Sulfation of Lower Chlorinated Polychlorinated Biphenyls Increases Their Affinity for the Major Drug-Binding Sites of Human Serum Albumin

The disposition of toxicants is often affected by their binding to serum proteins, of which the most abundant in humans is serum albumin (HSA). There is increasing interest in the toxicities of environmentally persistent polychlorinated biphenyls (PCBs) with lower numbers of chlorine atoms (LC-PCBs) due to their presence in both indoor and outdoor air. PCB sulfates derived from metabolic hydroxylation and sulfation of LC-PCBs have been implicated in endocrine disruption due to high affinity-binding to the thyroxine-carrying protein, transthyretin. Interactions of these sulfated metabolites of LC-PCBs with HSA, however, have not been previously explored. We have now determined the relative HSA-binding affinities for a group of LC-PCBs and their hydroxylated and sulfated derivatives by selective displacement of the fluorescent probes 5-dimethylamino-1-naphthalenesulfonamide and dansyl-l-proline from the two major drug-binding sites on HSA (previously designated as Site I and Site II).

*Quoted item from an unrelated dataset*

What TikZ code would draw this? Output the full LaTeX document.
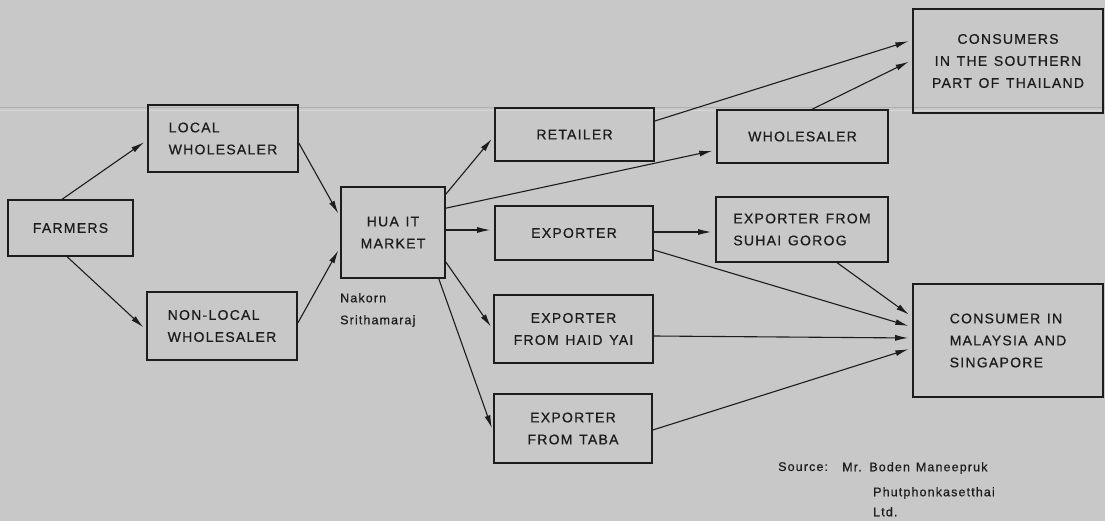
\documentclass[tikz,border=0pt]{standalone}
\usepackage{fontspec}
\setmainfont{Liberation Sans}[LetterSpace=9, WordSpace=1.3, FakeBold=0.6]
\usetikzlibrary{arrows.meta}
\definecolor{paper}{RGB}{200,200,200}
\definecolor{ink}{RGB}{28,28,28}
\definecolor{crease}{RGB}{176,176,176}
\definecolor{creaselight}{RGB}{214,214,214}

\begin{document}
\begin{tikzpicture}[x=1pt,y=-1pt,
  box/.style={draw=ink, line width=1.6pt, rectangle, inner sep=0pt,
    align=center, text=ink, font=\fontsize{14}{22}\selectfont},
  lbox/.style={box, align=left},
  flow/.style={draw=ink, line width=1.1pt,
    -{Latex[length=13pt,width=6pt]}, shorten >=4pt},
  note/.style={text=ink, font=\fontsize{12.5}{22}\selectfont,
    inner sep=0pt, align=left}]

% paper
\fill[paper] (0,0) rectangle (1105,521);
\useasboundingbox (0,0) rectangle (1105,521);
% fold line across the sheet
\draw[crease, line width=1pt] (0,108) -- (1105,108);
\draw[creaselight, line width=1pt] (0,111) -- (1105,111);

% nodes
\node[box, minimum width=125pt, minimum height=56pt] (farmers) at (70.5,228) {FARMERS};
\node[lbox, minimum width=150pt, minimum height=67pt] (locw) at (223,138.5) {LOCAL\\WHOLESALER};
\node[lbox, minimum width=150pt, minimum height=68pt] (nonloc) at (222,326) {NON-LOCAL\\WHOLESALER};
\node[box, minimum width=104pt, minimum height=91pt] (hua) at (393,232.5) {HUA IT\\MARKET};
\node[note, anchor=north west] (nakorn) at (340,293) {Nakorn\\Srithamaraj};

\node[box, minimum width=159pt, minimum height=53pt] (retailer) at (574.5,134.5) {RETAILER};
\node[box, minimum width=158pt, minimum height=54pt] (exporter) at (574,233) {EXPORTER};
\node[box, minimum width=159pt, minimum height=68pt] (haidyai) at (573.5,329) {EXPORTER\\FROM HAID YAI};
\node[box, minimum width=158pt, minimum height=69pt] (taba) at (573,428.5) {EXPORTER\\FROM TABA};

\node[box, minimum width=171pt, minimum height=53pt] (wholesaler) at (802.5,136.5) {WHOLESALER};
\node[lbox, minimum width=172pt, minimum height=65pt] (suhai) at (802,229.5) {EXPORTER FROM\\SUHAI GOROG};

\node[box, minimum width=190pt, minimum height=104pt] (southern) at (1008,61) {CONSUMERS\\IN THE SOUTHERN\\PART OF THAILAND};
\node[lbox, minimum width=190pt, minimum height=113pt] (malaysia) at (1008,340.5) {CONSUMER IN\\MALAYSIA AND\\SINGAPORE};

% source note
\node[note, anchor=north west] (srclabel) at (778,462) {Source:};
\node[note, anchor=north west] (srcname) at (842,462) {Mr. Boden Maneepruk};
\node[note, anchor=north west, font=\fontsize{12.5}{20}\selectfont] (srcfirm) at (873,487) {Phutphonkasetthai\\Ltd.};

% flows
\draw[flow] ([xshift=55pt]farmers.north west) -- ([yshift=-1.5pt]locw.west);
\draw[flow] ([xshift=60pt]farmers.south west) -- ([yshift=-4pt]nonloc.west);
\draw[flow] ([yshift=-4.5pt]locw.east) -- ([yshift=15.5pt]hua.west);
\draw[flow] ([yshift=3pt]nonloc.east) -- ([yshift=-14.5pt]hua.west);

\draw[flow] ([yshift=-8pt]hua.north east) -- ([yshift=-1.5pt]retailer.west);
\draw[flow] ([yshift=-22pt]hua.north east) -- ([yshift=-13.5pt]wholesaler.west);
\draw[flow] ([yshift=2.5pt]hua.east) -- ([yshift=3pt]exporter.west);
\draw[flow] ([yshift=-29.5pt]hua.east) -- ([yshift=-1pt]haidyai.west);
\draw[flow] ([xshift=-7pt]hua.south east) -- ([yshift=-3.5pt]taba.west);

\draw[flow] ([yshift=13.5pt]retailer.east) -- ([yshift=21pt]southern.west);
\draw[flow] ([xshift=96pt]wholesaler.north west) -- ([yshift=1pt]southern.west);

\draw[flow] ([yshift=1pt]exporter.east) -- ([yshift=-2.5pt]suhai.west);
\draw[flow] ([yshift=-17pt]exporter.east) -- ([yshift=13.5pt]malaysia.west);
\draw[flow] ([xshift=122pt]suhai.south west) -- ([yshift=23.5pt]malaysia.west);
\draw[flow] ([yshift=-7pt]haidyai.east) -- ([yshift=2.5pt]malaysia.west);
\draw[flow] ([yshift=-1.5pt]taba.east) -- ([yshift=-7.5pt]malaysia.west);
\end{tikzpicture}
\end{document}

Values for half-maximal displacement of the probes indicated that the relative binding affinities were generally PCB sulfate ≥ OH-PCB > PCB, although this affinity was site- and congener-selective. Moreover, specificity for Site II increased as the numbers of chlorine atoms increased. Thus, hydroxylation and sulfation of LC-PCBs result in selective interactions with HSA which may affect their overall retention and toxicity.